-- begin --
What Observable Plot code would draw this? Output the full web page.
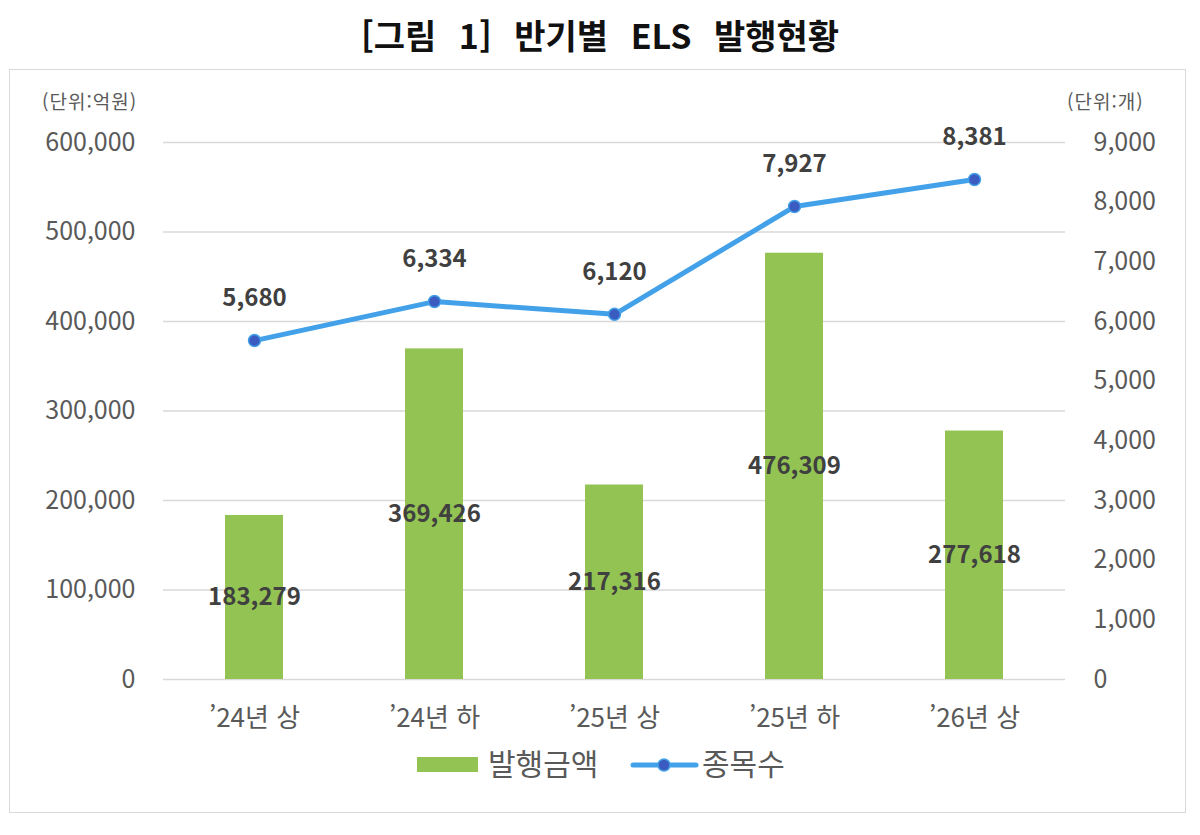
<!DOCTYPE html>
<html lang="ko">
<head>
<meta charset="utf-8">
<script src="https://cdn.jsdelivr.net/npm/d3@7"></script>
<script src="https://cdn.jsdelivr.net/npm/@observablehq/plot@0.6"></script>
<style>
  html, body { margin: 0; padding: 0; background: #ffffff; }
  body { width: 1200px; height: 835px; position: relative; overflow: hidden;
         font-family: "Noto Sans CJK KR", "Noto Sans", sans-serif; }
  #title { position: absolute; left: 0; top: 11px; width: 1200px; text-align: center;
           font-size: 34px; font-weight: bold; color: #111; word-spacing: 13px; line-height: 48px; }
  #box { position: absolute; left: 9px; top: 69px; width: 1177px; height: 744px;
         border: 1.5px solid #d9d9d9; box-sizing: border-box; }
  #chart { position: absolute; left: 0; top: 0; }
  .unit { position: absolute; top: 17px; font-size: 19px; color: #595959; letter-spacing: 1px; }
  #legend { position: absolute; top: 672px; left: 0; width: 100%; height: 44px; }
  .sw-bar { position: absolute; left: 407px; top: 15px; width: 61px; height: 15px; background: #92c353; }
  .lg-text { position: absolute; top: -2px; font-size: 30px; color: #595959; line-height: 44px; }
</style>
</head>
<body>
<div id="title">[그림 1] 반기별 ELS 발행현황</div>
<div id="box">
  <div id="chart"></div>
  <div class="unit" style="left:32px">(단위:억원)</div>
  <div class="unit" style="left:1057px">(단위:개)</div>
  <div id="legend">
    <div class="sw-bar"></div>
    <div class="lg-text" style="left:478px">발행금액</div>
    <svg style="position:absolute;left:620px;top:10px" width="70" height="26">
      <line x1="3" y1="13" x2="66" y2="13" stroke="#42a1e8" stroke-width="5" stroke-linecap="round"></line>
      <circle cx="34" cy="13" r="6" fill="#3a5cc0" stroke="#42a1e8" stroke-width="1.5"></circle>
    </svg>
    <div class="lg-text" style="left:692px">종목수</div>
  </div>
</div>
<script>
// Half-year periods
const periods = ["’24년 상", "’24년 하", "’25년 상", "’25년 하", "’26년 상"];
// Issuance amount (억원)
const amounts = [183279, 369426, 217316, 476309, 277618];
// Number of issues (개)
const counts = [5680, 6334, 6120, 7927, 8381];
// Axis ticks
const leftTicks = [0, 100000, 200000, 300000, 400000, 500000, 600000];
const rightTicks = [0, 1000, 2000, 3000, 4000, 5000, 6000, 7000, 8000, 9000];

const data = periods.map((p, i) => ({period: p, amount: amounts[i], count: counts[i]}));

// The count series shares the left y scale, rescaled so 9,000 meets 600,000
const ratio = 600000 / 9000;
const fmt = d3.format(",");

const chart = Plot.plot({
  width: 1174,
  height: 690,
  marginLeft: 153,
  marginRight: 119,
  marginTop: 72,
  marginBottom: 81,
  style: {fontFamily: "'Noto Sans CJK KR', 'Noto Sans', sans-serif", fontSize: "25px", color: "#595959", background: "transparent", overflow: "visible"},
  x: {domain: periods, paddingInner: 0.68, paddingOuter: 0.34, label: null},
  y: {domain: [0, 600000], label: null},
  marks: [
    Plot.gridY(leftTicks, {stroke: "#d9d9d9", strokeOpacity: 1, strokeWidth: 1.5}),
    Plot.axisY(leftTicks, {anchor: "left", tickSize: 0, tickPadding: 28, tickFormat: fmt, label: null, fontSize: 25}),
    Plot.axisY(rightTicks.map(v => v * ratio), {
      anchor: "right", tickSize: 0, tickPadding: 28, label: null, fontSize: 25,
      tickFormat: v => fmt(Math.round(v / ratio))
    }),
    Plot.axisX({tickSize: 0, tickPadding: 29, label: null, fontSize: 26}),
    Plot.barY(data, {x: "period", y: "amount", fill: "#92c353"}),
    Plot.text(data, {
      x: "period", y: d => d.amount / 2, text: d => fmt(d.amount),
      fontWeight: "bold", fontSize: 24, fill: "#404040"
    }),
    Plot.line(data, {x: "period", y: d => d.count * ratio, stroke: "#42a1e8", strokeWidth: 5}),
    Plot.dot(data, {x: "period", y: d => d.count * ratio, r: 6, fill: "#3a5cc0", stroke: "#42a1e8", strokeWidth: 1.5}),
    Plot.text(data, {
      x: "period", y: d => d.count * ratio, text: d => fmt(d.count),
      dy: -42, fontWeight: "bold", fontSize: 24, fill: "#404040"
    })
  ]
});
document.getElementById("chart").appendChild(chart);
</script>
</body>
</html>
-- end --
▸ THE PROBLEM
Omit every picture, then reproduce the rest of the listing exactly.

▸ REPLY
What Observable Plot code would draw this? Output the full web page.
<!DOCTYPE html>
<html lang="ko">
<head>
<meta charset="utf-8">
<script src="https://cdn.jsdelivr.net/npm/d3@7"></script>
<script src="https://cdn.jsdelivr.net/npm/@observablehq/plot@0.6"></script>
<style>
  html, body { margin: 0; padding: 0; background: #ffffff; }
  body { width: 1200px; height: 835px; position: relative; overflow: hidden;
         font-family: "Noto Sans CJK KR", "Noto Sans", sans-serif; }
  #title { position: absolute; left: 0; top: 11px; width: 1200px; text-align: center;
           font-size: 34px; font-weight: bold; color: #111; word-spacing: 13px; line-height: 48px; }
  #box { position: absolute; left: 9px; top: 69px; width: 1177px; height: 744px;
         border: 1.5px solid #d9d9d9; box-sizing: border-box; }
  #chart { position: absolute; left: 0; top: 0; }
  .unit { position: absolute; top: 17px; font-size: 19px; color: #595959; letter-spacing: 1px; }
  #legend { position: absolute; top: 672px; left: 0; width: 100%; height: 44px; }
  .sw-bar { position: absolute; left: 407px; top: 15px; width: 61px; height: 15px; background: #92c353; }
  .lg-text { position: absolute; top: -2px; font-size: 30px; color: #595959; line-height: 44px; }
</style>
</head>
<body>
<div id="title">[그림 1] 반기별 ELS 발행현황</div>
<div id="box">
  <div id="chart"></div>
  <div class="unit" style="left:32px">(단위:억원)</div>
  <div class="unit" style="left:1057px">(단위:개)</div>
  <div id="legend">
    <div class="sw-bar"></div>
    <div class="lg-text" style="left:478px">발행금액</div>
    <svg style="position:absolute;left:620px;top:10px" width="70" height="26">
      <line x1="3" y1="13" x2="66" y2="13" stroke="#42a1e8" stroke-width="5" stroke-linecap="round"></line>
      <circle cx="34" cy="13" r="6" fill="#3a5cc0" stroke="#42a1e8" stroke-width="1.5"></circle>
    </svg>
    <div class="lg-text" style="left:692px">종목수</div>
  </div>
</div>
<script>
// Half-year periods
const periods = ["’24년 상", "’24년 하", "’25년 상", "’25년 하", "’26년 상"];
// Issuance amount (억원)
const amounts = [183279, 369426, 217316, 476309, 277618];
// Number of issues (개)
const counts = [5680, 6334, 6120, 7927, 8381];
// Axis ticks
const leftTicks = [0, 100000, 200000, 300000, 400000, 500000, 600000];
const rightTicks = [0, 1000, 2000, 3000, 4000, 5000, 6000, 7000, 8000, 9000];

const data = periods.map((p, i) => ({period: p, amount: amounts[i], count: counts[i]}));

// The count series shares the left y scale, rescaled so 9,000 meets 600,000
const ratio = 600000 / 9000;
const fmt = d3.format(",");

const chart = Plot.plot({
  width: 1174,
  height: 690,
  marginLeft: 153,
  marginRight: 119,
  marginTop: 72,
  marginBottom: 81,
  style: {fontFamily: "'Noto Sans CJK KR', 'Noto Sans', sans-serif", fontSize: "25px", color: "#595959", background: "transparent", overflow: "visible"},
  x: {domain: periods, paddingInner: 0.68, paddingOuter: 0.34, label: null},
  y: {domain: [0, 600000], label: null},
  marks: [
    Plot.gridY(leftTicks, {stroke: "#d9d9d9", strokeOpacity: 1, strokeWidth: 1.5}),
    Plot.axisY(leftTicks, {anchor: "left", tickSize: 0, tickPadding: 28, tickFormat: fmt, label: null, fontSize: 25}),
    Plot.axisY(rightTicks.map(v => v * ratio), {
      anchor: "right", tickSize: 0, tickPadding: 28, label: null, fontSize: 25,
      tickFormat: v => fmt(Math.round(v / ratio))
    }),
    Plot.axisX({tickSize: 0, tickPadding: 29, label: null, fontSize: 26}),
    Plot.barY(data, {x: "period", y: "amount", fill: "#92c353"}),
    Plot.text(data, {
      x: "period", y: d => d.amount / 2, text: d => fmt(d.amount),
      fontWeight: "bold", fontSize: 24, fill: "#404040"
    }),
    Plot.line(data, {x: "period", y: d => d.count * ratio, stroke: "#42a1e8", strokeWidth: 5}),
    Plot.dot(data, {x: "period", y: d => d.count * ratio, r: 6, fill: "#3a5cc0", stroke: "#42a1e8", strokeWidth: 1.5}),
    Plot.text(data, {
      x: "period", y: d => d.count * ratio, text: d => fmt(d.count),
      dy: -42, fontWeight: "bold", fontSize: 24, fill: "#404040"
    })
  ]
});
document.getElementById("chart").appendChild(chart);
</script>
</body>
</html>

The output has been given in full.